Each year several prizes are awarded for the best work published in Poetry Magazine during the previous year. This year, the honor went to Writers’ Program instructor Anna Maria Hong who was awarded the Frederick Bock Prize for two of her poems: “Pluralisms” and “A Fable”. Congratulations to Anna Maria! It’s no wonder why her class, From Art, Not Chance: A Poetry Workshop (Online) always has a long waitlist here at the Wp’. Anna Maria Hong tells us about her new project, the inspiring sound of her Champion Underwood typewriter, and how a trip to the grocery store can inform your next poem!

Writers’ Program: How does it feel to receive The Frederick Bock Prize from Poetry?! What does this mean to you as a poet?

Anna Maria Hong: Fantastic! Receiving the prize was a delightful surprise, and getting it has been a really nice boost in recognition. It’s always so nice to realize that people are reading and seriously considering your work, and I feel very honored that these poems were chosen from the many incredible poems that were published in Poetry last year.

Wp’: Tell us about your poems, “Pluralisms” and “A Fable” that Poetry Magazine selected for the Frederick Bock Prize.

AMH: Well, they are a bit challenging and not unusually odd (for my writing)! Both are sonnets of a kind, though not necessarily recognizable as such since I wrote them toward the end of my seven-year run of sonnet writing when I was actively breaking the form. Both also allude to old familiar tales, myth and fable, which is something I did a lot in the sonnet series, which culminated in my recently completed collection The Glass Age: Sonnets.

Wp’: Our students love to hear about how instructors work. What does your process look like when you sit down to write?

AMH: When I was writing The Glass Age, I would do what one can do when working in very short form, which is to complete a draft of a poem in one sitting and then go back to it over subsequent days, weeks, and months to revise it. I draft by hand on yellow legal pads using an inexpensive black rolling ball pen and then type the draft on my beloved manual typewriter, a Champion Underwood.

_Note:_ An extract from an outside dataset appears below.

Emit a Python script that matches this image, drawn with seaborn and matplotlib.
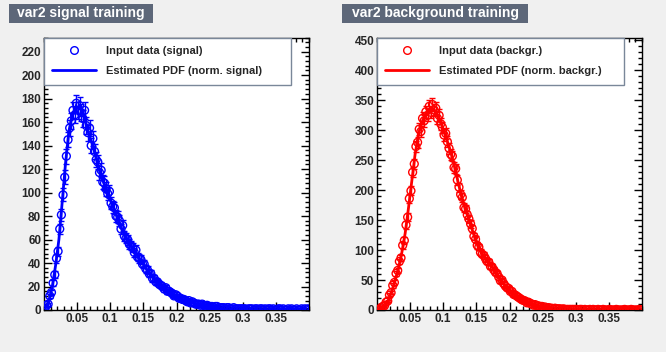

Eventually, the draft is retyped into an electronic file, but I really like the physicality of the early process, which conditions the hand and brain to work together and which inevitably entails the sound of industry–whether one is writing well or not, the sound of the typewriter is very heartening.

Now that I’m working on a longer form project, a novel-in-verse currently titled Kingdom Animalia, my process is a bit different. I can’t finish a draft in one sitting, and since I’m at the start of the project, there’s more time spent just thinking and noodling around and feeling my way toward the new structure as I draft some small pieces and see what’s interesting.

Wp’: When one submits work for publication or to a selection committee, one must have a sense of the project being finished. We’re dying to know—how do you decide when a poem is “done”?

AMH: Yeats said something about the satisfaction of feeling something click into place, which can happen, and I think one knows when some aspect feels off or unresolved, and you have to wait for the right word or phrase or structure to present itself, which may take a very long time. But it’s also true that if you work a lot and steadily, that a poem or a larger project is done when you feel like it’s time to move on. I just read an interview in the New York Times with a friend of mine who is a wonderful painter, Amy Sillman, who said, “I never think I’m done. That’s the huge problem with an abstract painting. When are you done? You’re done when you don’t want to do it anymore.”

Wp’: What advice would you give to aspiring poets?

AMH: Don’t be afraid to pursue your curiosity. If you’re obsessed with the color ochre or Journey (the band) or Trader Joe’s or something more scientific like the life cycles of cicadas, that’s all potentially great fodder for writing that can infuse the traditional poetic subjects like time and heartbreak with fresh juice. On the other hand, you should read widely and ferociously–embrace stuff that doesn’t make sense immediately, follow the music, and take from that too. Turn off your phone. Unhook from e- anything at least one day a week to give your mind and eyes and hands the rest they need to write and think. Be patient and be generous in your interactions with other poets. Be patient and kind with yourself in your writing. Harryette Mullen calls poetry “words playing with each other.” Enjoy it as one of the best things we have.

Anna Maria Hong teaches once a year for the Writers’ Program. Her next class will likely be in spring of 2014.

Alicia Wheeler is the Program Representative for Creative Writing (Online and Events).